High Society Review

Richmond Theatre, London until Saturday 3 November 2018
Reviewed by Lisa Harlow
High Society is a musical based on the 1959 film of the same name which starred Grace Kelly, Bing Crosby and Frank Sinatra. The score by Cole Porter includes true classics such as True Love, Who Wants to be a Millionaire and Let’s Misbehave. BROS Theatre company are an amateur dramatic company and the only non-commercial organisation to perform at Richmond Theatre.
We join them hosting this riotous pre-wedding party for the wealthy Newport, Rhode Island, socialite Tracy Samantha Lord (Heather Stockwell) to George Kittredge (Jason Thomas), the up and coming but rather boring businessman. Throw in the return of C.K. Dexter Haven (Nick Moorhead), former husband who remains in love with her and a new suitor in the guise of faux reporter Mike Connor (Jacob Botha), and the entanglements bubble away nicely with the gratuitous servings of champagne.
We follow the high jinx as Tracy begins an elaborate charade for the made up newspaper Spy Magazine who are supposedly covering the wedding, but are in fact in possession of compromising information about her father. The cast find their voices and volume as the performance progresses: the vocals throughout are smooth and soaring with Tracy and Dexter’s standing out in particular. The choreography and movements are largely well executed and allow you to immerse into the classic steps of the time. There are frequent set changes which provide an interesting backdrop to the show, although presented a few near misses on stage.

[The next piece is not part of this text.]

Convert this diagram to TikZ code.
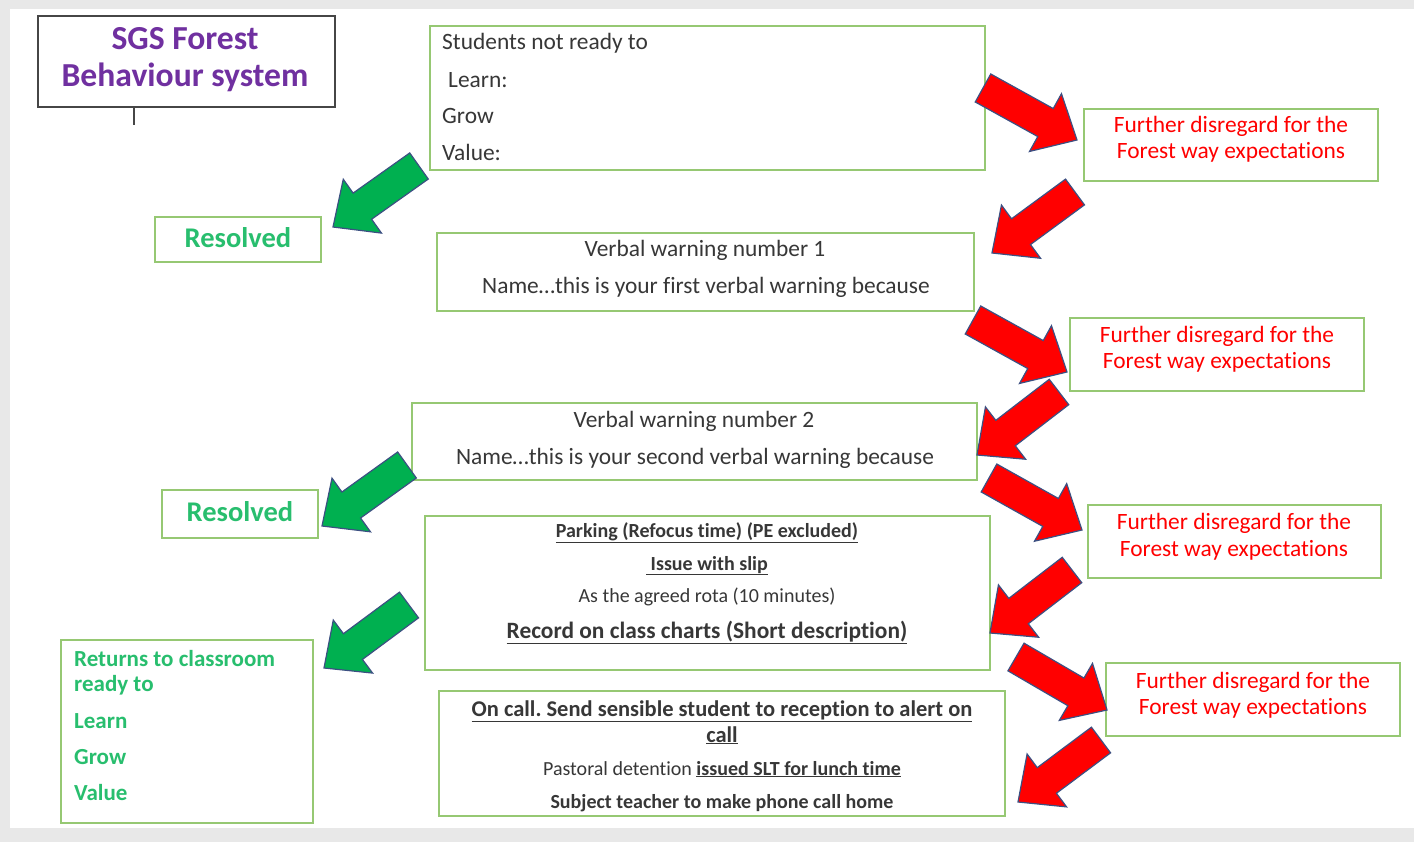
\documentclass[tikz,border=0pt]{standalone}
\usepackage{fontspec}
\setmainfont{Carlito}[Ligatures={NoCommon,NoRare}, Contextuals=NoAlternate]
\usetikzlibrary{calc,fit}
\frenchspacing
\definecolor{boxgreen}{RGB}{150,200,115}
\definecolor{txtgray}{RGB}{55,55,55}
\definecolor{fred}{RGB}{255,0,0}
\definecolor{fgreen}{RGB}{0,176,80}
\definecolor{lgreen}{RGB}{40,190,110}
\definecolor{titlepurple}{RGB}{112,48,160}
\definecolor{outlineblue}{RGB}{60,80,130}
\definecolor{pagegray}{RGB}{232,232,232}
\definecolor{titleframe}{RGB}{70,70,70}
\newcommand\fsz[1]{\fontsize{#1}{#1}\selectfont}
\newcommand\blockarrow[3]{%
  \coordinate (ban) at ($(#3)!36pt!(#2)$);
  \draw[#1] ($(#2)!16pt!90:(#3)$) -- ($(ban)!16pt!-90:(#2)$) -- ($(ban)!33pt!-90:(#2)$) -- (#3)
    -- ($(ban)!33pt!90:(#2)$) -- ($(ban)!16pt!90:(#2)$) -- ($(#2)!16pt!-90:(#3)$) -- cycle;}
\tikzset{
  gbox/.style={draw=boxgreen, line width=2pt, inner sep=0pt},
  tbox/.style={draw=titleframe, line width=2pt, inner sep=0pt},
  body/.style={inner sep=0pt, text=txtgray, font=\fsz{23.4}},
  smallt/.style={inner sep=0pt, text=txtgray, font=\fsz{20}},
  redt/.style={inner sep=0pt, text=fred, font=\fsz{23.4}},
  greent/.style={inner sep=0pt, text=lgreen, font=\fsz{23}\bfseries},
  rest/.style={inner sep=0pt, text=lgreen, font=\fsz{28.5}\bfseries},
  titlet/.style={inner sep=0pt, text=titlepurple, font=\fsz{33.6}\bfseries},
  redarrow/.style={fill=fred, draw=outlineblue, line width=1.2pt, line join=miter},
  greenarrow/.style={fill=fgreen, draw=outlineblue, line width=1.2pt, line join=miter}
}
\begin{document}
\begin{tikzpicture}[x=1pt,y=-1pt]
\useasboundingbox (0,0) rectangle (1414,842);
\fill[pagegray] (0,0) rectangle (1414,842);
\fill[white] (10,9) rectangle (1414,828);

% title
\node[tbox, fit={(38,16) (335,107)}] (title) {};
\node[titlet, anchor=base] (title1) at (185,50) {SGS Forest};
\node[titlet, anchor=base] (title2) at (185,87) {Behaviour system};
\coordinate (tick) at (134,125);
\draw[titleframe, line width=2pt] (title.south -| tick) -- (tick);

% box 1
\node[gbox, fit={(430,26) (985,170)}] (b1) {};
\node[body, anchor=base west] (b1a) at (442,50) {Students not ready to};
\node[body, anchor=base west] (b1b) at (448,88) {Learn:};
\node[body, anchor=base west] (b1c) at (442,124) {Grow};
\node[body, anchor=base west] (b1d) at (442,161) {Value:};

% red boxes
\node[gbox, fit={(1084,109) (1378,181)}] (rb1) {};
\node[redt, anchor=base] (rb1a) at (1231,133) {Further disregard for the};
\node[redt, anchor=base] (rb1b) at (1231,159) {Forest way expectations};
\node[gbox, fit={(1070,318) (1364,391)}] (rb2) {};
\node[redt, anchor=base] (rb2a) at (1217,342) {Further disregard for the};
\node[redt, anchor=base] (rb2b) at (1217,369) {Forest way expectations};
\node[gbox, fit={(1088,505) (1381,578)}] (rb3) {};
\node[redt, anchor=base] (rb3a) at (1234,529) {Further disregard for the};
\node[redt, anchor=base] (rb3b) at (1234,556) {Forest way expectations};
\node[gbox, fit={(1106,663) (1400,736)}] (rb4) {};
\node[redt, anchor=base] (rb4a) at (1253,688) {Further disregard for the};
\node[redt, anchor=base] (rb4b) at (1253,714) {Forest way expectations};

% resolved
\node[gbox, fit={(155,217) (321,262)}] (res1) {};
\node[rest, anchor=base] (res1t) at (238,248) {Resolved};
\node[gbox, fit={(162,490) (318,538)}] (res2) {};
\node[rest, anchor=base] (res2t) at (240,521) {Resolved};

% verbal warnings
\node[gbox, fit={(437,233) (974,311)}] (vw1) {};
\node[body, anchor=base] (vw1a) at (705,257) {Verbal warning number 1};
\node[body, anchor=base] (vw1b) at (706,294) {Name…this is your first verbal warning because};
\node[gbox, fit={(412,403) (977,480)}] (vw2) {};
\node[body, anchor=base] (vw2a) at (694,427) {Verbal warning number 2};
\node[body, anchor=base] (vw2b) at (695,464) {Name…this is your second verbal warning because};

% parking
\node[gbox, fit={(425,516) (990,670)}] (park) {};
\node[smallt, anchor=base, font=\fsz{20}\bfseries] (parka) at (707,537) {\underline{Parking (Refocus time) (PE excluded)}};
\node[smallt, anchor=base, font=\fsz{20}\bfseries] (parkb) at (707,570) {\underline{ Issue with slip}};
\node[smallt, anchor=base] (parkc) at (707,602) {As the agreed rota (10 minutes)};
\node[body, anchor=base, font=\fsz{23.4}\bfseries] (parkd) at (707,638) {\underline{Record on class charts (Short description)}};

% returns
\node[gbox, fit={(61,640) (313,823)}] (ret) {};
\node[greent, anchor=base west] (reta) at (74,666) {Returns to classroom};
\node[greent, anchor=base west] (retb) at (74,691) {ready to};
\node[greent, anchor=base west] (retc) at (74,728) {Learn};
\node[greent, anchor=base west] (retd) at (74,764) {Grow};
\node[greent, anchor=base west] (rete) at (74,800) {Value};

% on call
\node[gbox, fit={(439,691) (1005,816)}] (oncall) {};
\node[body, anchor=base, font=\fsz{22.5}\bfseries] (oca) at (722,716) {\underline{On call. Send sensible student to reception to alert on}};
\node[body, anchor=base, font=\fsz{22.5}\bfseries] (ocb) at (722,742) {\underline{call}};
\node[smallt, anchor=base] (occ) at (722,775) {Pastoral detent\kern0pt ion \textbf{\underline{issued SLT for lunch time}}};
\node[smallt, anchor=base, font=\fsz{20}\bfseries] (ocd) at (722,808) {Subject teacher to make phone call home};

% arrows
\coordinate (r1t) at (983,88);  \coordinate (r1h) at (1077,140);
\coordinate (r2t) at (1075,192); \coordinate (r2h) at (992,253);
\coordinate (r3t) at (973,320); \coordinate (r3h) at (1067,372);
\coordinate (r4t) at (1059,392); \coordinate (r4h) at (977,455);
\coordinate (r5t) at (989,478); \coordinate (r5h) at (1082,530);
\coordinate (r6t) at (1072,570); \coordinate (r6h) at (990,633);
\coordinate (r7t) at (1016,657); \coordinate (r7h) at (1107,710);
\coordinate (r8t) at (1101,740); \coordinate (r8h) at (1018,802);
\coordinate (g1t) at (419,166); \coordinate (g1h) at (333,227);
\coordinate (g2t) at (407,465); \coordinate (g2h) at (322,526);
\coordinate (g3t) at (409,605); \coordinate (g3h) at (324,668);
\blockarrow{redarrow}{r1t}{r1h}
\blockarrow{redarrow}{r2t}{r2h}
\blockarrow{redarrow}{r3t}{r3h}
\blockarrow{redarrow}{r4t}{r4h}
\blockarrow{redarrow}{r5t}{r5h}
\blockarrow{redarrow}{r6t}{r6h}
\blockarrow{redarrow}{r7t}{r7h}
\blockarrow{redarrow}{r8t}{r8h}
\blockarrow{greenarrow}{g1t}{g1h}
\blockarrow{greenarrow}{g2t}{g2h}
\blockarrow{greenarrow}{g3t}{g3h}
\end{tikzpicture}
\end{document}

Rebecca Nardin as the younger, wiser sister Dinah Lord is notable for her confident and composed performance throughout. Her scene with Tracy presenting themselves as eccentric, self centred and spoilt rich kids is very entertaining, and the humorous scenes are well done.  A live orchestra provide the high quality musical score, adding more old fashioned glamour to the hairstyles and extravagant partying. These elegant, tipsy “privileged classes” certainly seduce the audience alongside Mike Connor. This is an overall enjoyable embrace with a glass of gin in its hand telling the age old story of remembering where your true heart lies, no matter what where the money resides.